I don’t want to view the police as an occupying force. I need them to tell my noisy neighbors to turn that racket down as much as anyone else does. At the current state of things, I’m far less concerned about ISIS or Ebola taking me out than I am Officer Friendly doing me in because he didn’t like a gesture I made during a traffic stop.
Don’t tell me being a cop is a tough, thankless gig. Who doesn’t know that? Any cop who was expecting applause should have never cut their hair, formed a rock band and learned how to play Van Halen’s “Eruption.” Most cops never pull their guns to shoot anybody. When they do most times they’re justified and every time they have to kill someone they don’t have to be probed like a visit to the proctologist.
That doesn’t give cops a license to kill and a badge does not bestow extra rights the rest of us don’t get.
It is not playing the Race Card to wonder why there are so many encounters between unarmed Black men and armed White cops end up fatal for the Black men.
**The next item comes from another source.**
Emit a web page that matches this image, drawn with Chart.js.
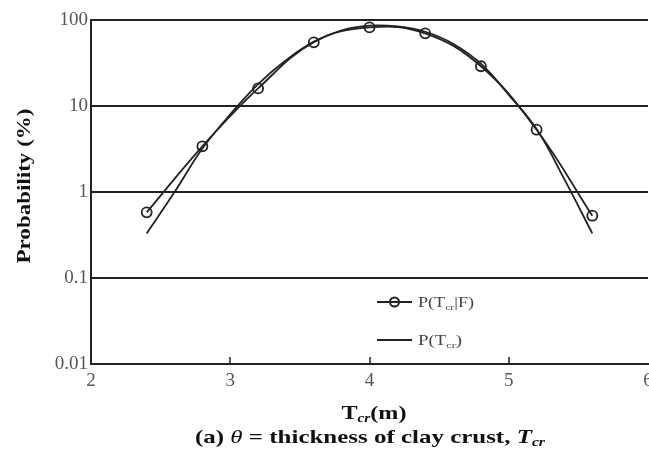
<!DOCTYPE html>
<html>
<head>
<meta charset="utf-8">
<script src="https://cdn.jsdelivr.net/npm/chart.js@4.4.1/dist/chart.umd.min.js"></script>
<style>
  html, body { margin: 0; padding: 0; background: #fff; overflow: hidden; }
  #wrap { position: absolute; left: 0; top: 0; width: 700px; height: 450px; }
</style>
</head>
<body>
<div id="wrap"><canvas id="myChart"></canvas></div>
<script>
// P(Tcr|F) : points with circles
const xCond = [2.4, 2.8, 3.2, 3.6, 4.0, 4.4, 4.8, 5.2, 5.6]
const pCond = [0.58, 3.4, 16, 55, 82, 70, 29, 5.3, 0.53]

// P(Tcr) : plain line
const xPrior = [2.4, 2.6, 2.8, 3.0, 3.2, 3.4, 3.6, 3.8, 4.0, 4.2, 4.4, 4.6, 4.8, 5.0, 5.2, 5.4, 5.6]
const pPrior = [0.33, 1.0, 3.2, 8, 18, 34, 56, 76, 86, 84, 73, 53, 31, 13.5, 5.4, 1.4, 0.33]

const yTicks = [0.01, 0.1, 1, 10, 100]
const xTickMarks = [3, 4, 5]

const serif = "'Liberation Serif', 'Times New Roman', Times, serif"

// draws a run of text parts, stretched horizontally to a target width
function drawRich(ctx, parts, x, y, target, align) {
  ctx.save()
  let total = 0
  parts.forEach((p) => {
    ctx.font = p.font
    p.w = ctx.measureText(p.t).width
    total += p.w
  })
  const sx = target ? target / total : 1
  ctx.translate(x, y)
  ctx.scale(sx, 1)
  let cx = align === 'left' ? 0 : -total / 2
  ctx.textBaseline = 'alphabetic'
  parts.forEach((p) => {
    ctx.font = p.font
    ctx.fillStyle = p.color || '#111'
    ctx.fillText(p.t, cx, p.dy || 0)
    cx += p.w
  })
  ctx.restore()
}

const decorations = {
  id: 'decorations',
  afterDraw(chart) {
    const { ctx, chartArea, scales } = chart
    const xs = scales.x

    // small inward ticks on the x axis
    ctx.save()
    ctx.strokeStyle = '#222'
    ctx.lineWidth = 1.5
    xTickMarks.forEach((v) => {
      const px = Math.round(xs.getPixelForValue(v))
      ctx.beginPath()
      ctx.moveTo(px, chartArea.bottom)
      ctx.lineTo(px, chartArea.bottom - 7)
      ctx.stroke()
    })
    ctx.restore()

    // legend
    const lx0 = 377
    const lx1 = 412
    const rows = [
      { y: 302, marker: true, parts: ['P(T', 'cr', '|F)'], w: 56 },
      { y: 340, marker: false, parts: ['P(T', 'cr', ')'], w: 44 },
    ]
    rows.forEach((r) => {
      ctx.save()
      ctx.strokeStyle = '#222'
      ctx.lineWidth = 2
      ctx.beginPath()
      ctx.moveTo(lx0, r.y)
      ctx.lineTo(lx1, r.y)
      ctx.stroke()
      if (r.marker) {
        ctx.beginPath()
        ctx.arc((lx0 + lx1) / 2, r.y, 4.5, 0, Math.PI * 2)
        ctx.lineWidth = 2
        ctx.stroke()
      }
      ctx.restore()
      drawRich(ctx, [
        { t: r.parts[0], font: '14px ' + serif, color: '#444' },
        { t: r.parts[1], font: '9px ' + serif, color: '#444', dy: 3 },
        { t: r.parts[2], font: '14px ' + serif, color: '#444' },
      ], 418, r.y + 5, r.w, 'left')
    })

    // x axis title
    drawRich(ctx, [
      { t: 'T', font: 'bold 19px ' + serif },
      { t: 'cr', font: 'italic bold 12px ' + serif, dy: 3 },
      { t: '(m)', font: 'bold 19px ' + serif },
    ], 374, 419, 65)

    // caption
    drawRich(ctx, [
      { t: '(a) ', font: 'bold 19px ' + serif },
      { t: 'θ', font: 'italic 19px ' + serif },
      { t: ' = thickness of clay crust, ', font: 'bold 19px ' + serif },
      { t: 'T', font: 'italic bold 19px ' + serif },
      { t: 'cr', font: 'italic bold 12px ' + serif, dy: 3 },
    ], 370, 443, 350)

    // y axis title (rotated)
    ctx.save()
    ctx.translate(30, 186)
    ctx.rotate(-Math.PI / 2)
    drawRich(ctx, [{ t: 'Probability (%)', font: 'bold 18px ' + serif }], 0, 0, 155)
    ctx.restore()
  },
}

const chart = new Chart(document.querySelector('#myChart'), {
  type: 'line',
  data: {
    datasets: [
      {
        label: 'P(Tcr|F)',
        data: xCond.map((x, i) => ({ x, y: pCond[i] })),
        borderColor: '#222',
        borderWidth: 1.8,
        tension: 0.4,
        pointRadius: 5,
        pointBorderWidth: 1.8,
        pointBorderColor: '#222',
        pointBackgroundColor: 'rgba(255,255,255,0)',
        fill: false,
      },
      {
        label: 'P(Tcr)',
        data: xPrior.map((x, i) => ({ x, y: pPrior[i] })),
        borderColor: '#222',
        borderWidth: 1.8,
        tension: 0.4,
        pointRadius: 0,
        fill: false,
      },
    ],
  },
  options: {
    responsive: true,
    maintainAspectRatio: false,
    animation: false,
    layout: { padding: { left: 0, top: 20, right: 52, bottom: 0 } },
    plugins: {
      legend: { display: false },
      tooltip: { enabled: false },
    },
    scales: {
      x: {
        type: 'linear',
        min: 2,
        max: 6,
        ticks: {
          stepSize: 1,
          padding: 6,
          color: '#555',
          font: { family: serif, size: 19 },
        },
        grid: { display: false, drawTicks: false },
        border: { display: true, color: '#222', width: 2 },
        afterFit(scale) { scale.height = 86 },
      },
      y: {
        type: 'logarithmic',
        min: 0.01,
        max: 100,
        afterBuildTicks(scale) {
          scale.ticks = yTicks.map((v) => ({ value: v }))
        },
        ticks: {
          padding: 3,
          color: '#555',
          font: { family: serif, size: 19 },
          callback: (v) => String(v),
        },
        grid: { color: '#222', lineWidth: 2, drawTicks: false },
        border: { display: true, color: '#222', width: 2 },
        afterFit(scale) { scale.width = 91 },
      },
    },
  },
  plugins: [decorations],
})
</script>
</body>
</html>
If the shoe were on the other foot and White cops were being mowed down by Black assailants would there any puzzlement of what the hell is going on?
The agitation of a New Black Panthers plotting acts of murder and revenge against persons and property deserves condemnation by any responsible citizen, but so does Patrick Lynch of the Patrolmen’s Benevolent Association when he calls Pantaleo “a model police officer.”
The demagoguery has to end. The distrust has to end. The polarization and politicking has to end. I want to say it can end if all sides resolve to find a way to come together and force it to end. Yet while I try to be hopeful because it doesn’t make much sense to be anything else or you might as well not get up out of bed, I can’t say I’m optimistic.
Reconciliation is possible but not if our differences remain irreconcilable. We can wait for the next Akai Gurley or Eric Garner or Mike Brown or Tamir Rice to come along and do this now familiar dance over again; five steps back and no steps forward, but if police reform is impossible a revolution against the police is inevitable.
The odds are excellent we won’t have to wait too long to find out.